A detail image promoting the National Gallery's Zurbaran exhibition, showing a dramatic Baroque painting with strong light and shadow.
Francisco de Zurbarán exhibition image. Courtesy of the National Gallery, London.
News
April 27, 2026

National Gallery Reframes Zurbarán Beyond the Monastic Cliché

A major London survey argues that Francisco de Zurbarán was not only a painter of austere saints but also an inventive still-life maker and a strategic image-maker at scale.

By artworld.today

The National Gallery in London is opening a focused argument disguised as an old-master exhibition. Its new Francisco de Zurbarán survey, built around loans and new attributions, pushes against the narrow label that has followed the painter for decades: master of severe saints, and little else. The curatorial wager is that this label is historically convenient but formally incomplete, and that Zurbarán's range, from devotional intimacy to monumental ecclesiastical theater, can only be understood when those bodies of work are shown in one sequence.

The immediate stakes are art-historical, but the institutional stakes are just as important. Old-master programming in major museums often defaults to canonical reassurance, especially in periods of economic pressure. Here, the museum is choosing a tighter proposition: showing how an artist usually treated as spiritually static actually worked as a pragmatic workshop leader, a composer of image systems, and a painter able to move between markets and devotional contexts. The exhibition page at the National Gallery's Zurbarán exhibition frames that ambition clearly, and the object list supports it.

Two newly attributed still-life related paintings are central to that reframing. They are not simply connoisseurship footnotes; they are evidence about method. In the exhibition's logic, these studies suggest a process in which independently rendered ceramic forms could be tested and then scaled into larger pictorial structures. That matters because Zurbarán's still-life practice has often been discussed as a side channel to his religious commissions. If the studies and larger compositions are read together, still life becomes a structural engine in the work, not a peripheral genre exercise.

The show's reconstruction of a tier from the Charterhouse altarpiece from Jerez de la Frontera is equally consequential. This is not reconstruction for spectacle's sake. Reassembling works now separated across collections gives viewers a spatial sense of how seventeenth-century audiences encountered these images: as an orchestrated field rather than isolated masterpieces.
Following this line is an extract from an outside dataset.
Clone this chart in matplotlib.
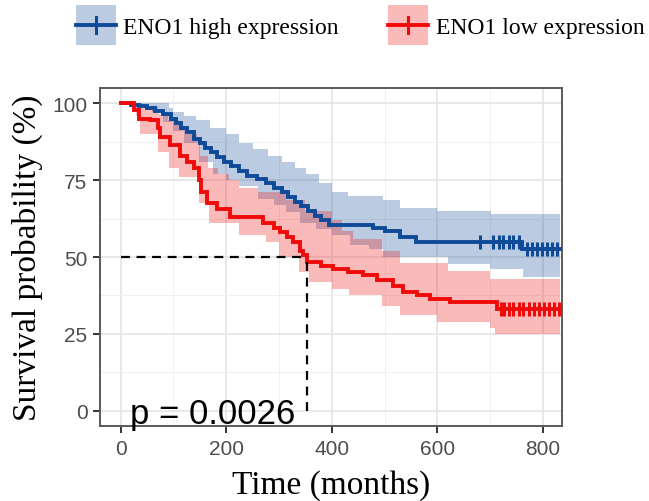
import numpy as np
import matplotlib
matplotlib.use('Agg')
import matplotlib.pyplot as plt
from matplotlib.patches import Rectangle
from matplotlib.lines import Line2D
from matplotlib.legend_handler import HandlerBase

# ---------------- data ----------------
group_labels = ['ENO1 high expression', 'ENO1 low expression']
end_time = 832

high_time = [0, 20, 35, 50, 65, 80, 95, 105, 115, 125, 140, 150, 160, 172, 182, 195, 210, 225,
             240, 258, 275, 290, 305, 318, 330, 342, 355, 368, 380, 395, 478, 500, 530, 560, 760]
high_surv = [100, 99.5, 99, 98.5, 97.5, 96.5, 95, 93.5, 92, 90.5, 88.5, 87, 85.5, 84, 82.5, 81, 79.5, 78,
             76.5, 75.5, 74, 72.5, 71, 69.5, 68, 66.5, 65, 63.5, 62, 60.5, 59.5, 58.5, 56.5, 55, 52.5]
high_upper_time = [0, 92, 100, 120, 143, 170, 200, 225, 250, 280, 306, 330, 351, 375, 400, 430, 497, 530, 600, 702]
high_upper = [100, 98.5, 97, 96, 94.5, 92, 90, 87, 85, 83, 81, 79, 77, 74, 71, 70, 68.7, 66, 65, 64]
high_lower_time = [0, 30, 60, 80, 100, 120, 149, 175, 200, 225, 260, 290, 313, 340, 370, 400, 435, 470, 497,
                   620, 700, 763]
high_lower = [100, 99, 97, 94, 91, 87, 81, 77, 75, 73, 69, 67, 64.5, 61, 59, 57, 54, 52.5, 50,
              47.7, 46, 43.5]
high_censor = [681, 706, 716, 725, 735, 744, 754, 770, 779, 789, 798, 808, 817, 826]

low_time = [0, 25, 35, 55, 70, 75, 93, 112, 125, 140, 148, 152, 163, 182, 207, 270, 290, 302, 315, 327,
            340, 346, 353, 380, 402, 430, 459, 486, 516, 535, 561, 586, 624, 713]
low_surv = [100, 97.7, 95, 94.5, 92, 89, 86.5, 83, 81, 79, 75, 71, 67.7, 65.5, 63, 61, 59.5, 58, 56.5, 55,
            52, 50.5, 48.5, 47, 46, 45, 44, 42.5, 40.6, 38.7, 37.5, 36.5, 35.5, 33.2]
low_upper_time = [0, 40, 70, 90, 110, 125, 145, 150, 165, 185, 205, 225, 260, 313, 350, 400, 420, 440, 495,
                  530, 620, 700]
low_upper = [100, 99, 96.5, 94.5, 92, 90, 88, 83, 79, 77, 75, 72.6, 71, 68.7, 65, 62, 58.5, 56, 52,
             48, 45.5, 43]
low_lower_time = [0, 30, 36, 70, 92, 111, 149, 168, 225, 275, 300, 337, 357, 400, 432, 495, 530, 600, 700, 710]
low_lower = [100, 96, 90, 84, 79, 76, 67.7, 61, 57, 55, 50, 45, 42, 39.5, 37.5, 34, 31, 29, 27, 25]
low_censor = [720, 727, 735, 744, 754, 763, 773, 782, 792, 801, 811, 820, 830]

p_text = 'p = 0.0026'

x_ticks = [0, 200, 400, 600, 800]
y_ticks = [0, 25, 50, 75, 100]

# ---------------- style ----------------
blue = '#0E4A97'
red = '#F00A0A'
band_alpha = 0.28
serif = ['Liberation Serif', 'DejaVu Serif']
sans = ['Liberation Sans', 'DejaVu Sans']


def step_eval(t, v, x):
    t = np.asarray(t, float)
    v = np.asarray(v, float)
    idx = np.searchsorted(t, x, side='right') - 1
    return v[np.clip(idx, 0, len(v) - 1)]


class KeyHandler(HandlerBase):
    """ggplot-like key: shaded square with a line and a censor tick."""
    def create_artists(self, legend, orig_handle, xdescent, ydescent, width, height,
                       fontsize, trans):
        col = orig_handle.get_color()
        size = 28.8
        yc = 0.33 * fontsize
        x0 = -xdescent
        rect = Rectangle((x0, yc - size / 2), size, size, facecolor=col, alpha=band_alpha,
                         edgecolor='none', transform=trans)
        hline = Line2D([x0, x0 + size], [yc, yc], color=col, lw=2.8, transform=trans)
        vline = Line2D([x0 + size / 2] * 2, [yc - 5.8, yc + 5.8], color=col, lw=2.2,
                       transform=trans)
        return [rect, hline, vline]


fig = plt.figure(figsize=(6.49, 5.02), dpi=100)
ax = fig.add_axes([0.154, 0.149, 0.712, 0.674])

groups = [
    (high_time, high_surv, high_upper_time, high_upper, high_lower_time, high_lower, high_censor, blue),
    (low_time, low_surv, low_upper_time, low_upper, low_lower_time, low_lower, low_censor, red),
]

for t, s, ut, u, lt, l, cens, col in groups:
    grid = np.unique(np.concatenate([ut, lt, [end_time]]))
    ax.fill_between(grid, step_eval(lt, l, grid), step_eval(ut, u, grid), step='post',
                    color=col, alpha=band_alpha, lw=0, zorder=2)

for t, s, ut, u, lt, l, cens, col in groups:
    ax.step(list(t) + [end_time], list(s) + [s[-1]], where='post', color=col, lw=2.8,
            zorder=4, solid_joinstyle='miter')
    ax.plot(cens, step_eval(t, s, np.asarray(cens, float)), ls='none', marker='|',
            markersize=10, mew=2.2, color=col, zorder=5)

# median survival line (low expression group)
low_arr = np.asarray(low_surv)
median_t = np.asarray(low_time)[np.argmax(low_arr <= 50)]
ax.plot([0, median_t], [50, 50], ls=(0, (4, 3)), color='black', lw=1.6, zorder=6)
ax.plot([median_t, median_t], [0, 50], ls=(0, (4, 3)), color='black', lw=1.6, zorder=6)

ax.text(18, -4, p_text, fontsize=25, family=sans, ha='left', va='baseline', zorder=7)

ax.set_xlim(-39, 836)
ax.set_ylim(-5, 105)
ax.set_xticks(x_ticks)
ax.set_yticks(y_ticks)
ax.set_xticks([100, 300, 500, 700], minor=True)
ax.set_yticks([12.5, 37.5, 62.5, 87.5], minor=True)
ax.grid(True, which='major', color='#e6e6e6', lw=1.3, zorder=0)
ax.grid(True, which='minor', color='#f0f0f0', lw=0.7, zorder=0)
ax.set_axisbelow(True)
ax.tick_params(which='minor', length=0)
ax.tick_params(which='major', length=5, width=1.4, color='#333333', labelcolor='#4d4d4d',
               labelsize=15, pad=4)
for lab in ax.get_xticklabels() + ax.get_yticklabels():
    lab.set_family(sans)
for sp in ax.spines.values():
    sp.set_color('#5a5a5a')
    sp.set_linewidth(1.4)

ax.set_xlabel('Time (months)', fontsize=24, family=serif, labelpad=8)
ax.set_ylabel('Survival probability (%)', fontsize=24, family=serif, labelpad=7)

handles = [Line2D([], [], color=blue), Line2D([], [], color=red)]
fig.legend(handles, group_labels, handler_map={Line2D: KeyHandler()},
           loc='upper center', bbox_to_anchor=(0.555, 1.012), ncol=2, frameon=False,
           prop={'family': serif, 'size': 17}, handlelength=1.7, handleheight=1.0,
           handletextpad=0.3, columnspacing=2.1)

fig.savefig('out.png', dpi=100)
Loans from institutions including the Musée de Grenoble, the National Museum in Poznań, and the Museu Nacional d'Art de Catalunya make that reconstruction possible, and also signal how dependent old-master scholarship now is on high-trust institutional exchange.

Another productive move is the treatment of Zurbarán's late period. The decline narrative, common in handbook writing, is replaced with a market and function reading: smaller works for private devotion, softer handling as a mode shift rather than an exhaustion of skill. For curators and collectors, this distinction is not academic hair-splitting. It changes valuation frameworks, exhibition narratives, and future acquisition priorities. A period read as decline is curated defensively; a period read as strategic adaptation becomes newly collectible and newly legible.

The exhibition also foregrounds Zurbarán's self-positioning, including painted cartellini that assert authorship. In the current museum climate, where attribution politics, workshop practice, and authorship branding are regularly debated, this is the right pressure point. It lets a seventeenth-century painter enter contemporary conversations without flattening him into a contemporary avatar. The question is not whether Zurbarán was modern before modernity, but whether his working intelligence can be made visible without myth.

For London's spring calendar, this is one of the more rigorous examples of scholarship translated into public display. It offers strong traffic potential for a broad audience while preserving enough specificity to matter to professionals. The likely result is a show that reads on two tracks at once: a public rediscovery of a major painter, and a field-level adjustment in how his oeuvre is divided, ranked, and interpreted.

In practical terms, this is exactly the kind of old-master project museums need right now, neither blockbuster nostalgia nor specialist enclave. It is a case study in how to update a canon figure by changing the terms of visibility, object adjacency, and historical argument. If the exhibition lands as intended, the aftereffect will not just be fuller rooms. It will be a revised default sentence about Zurbarán, and those revisions tend to last.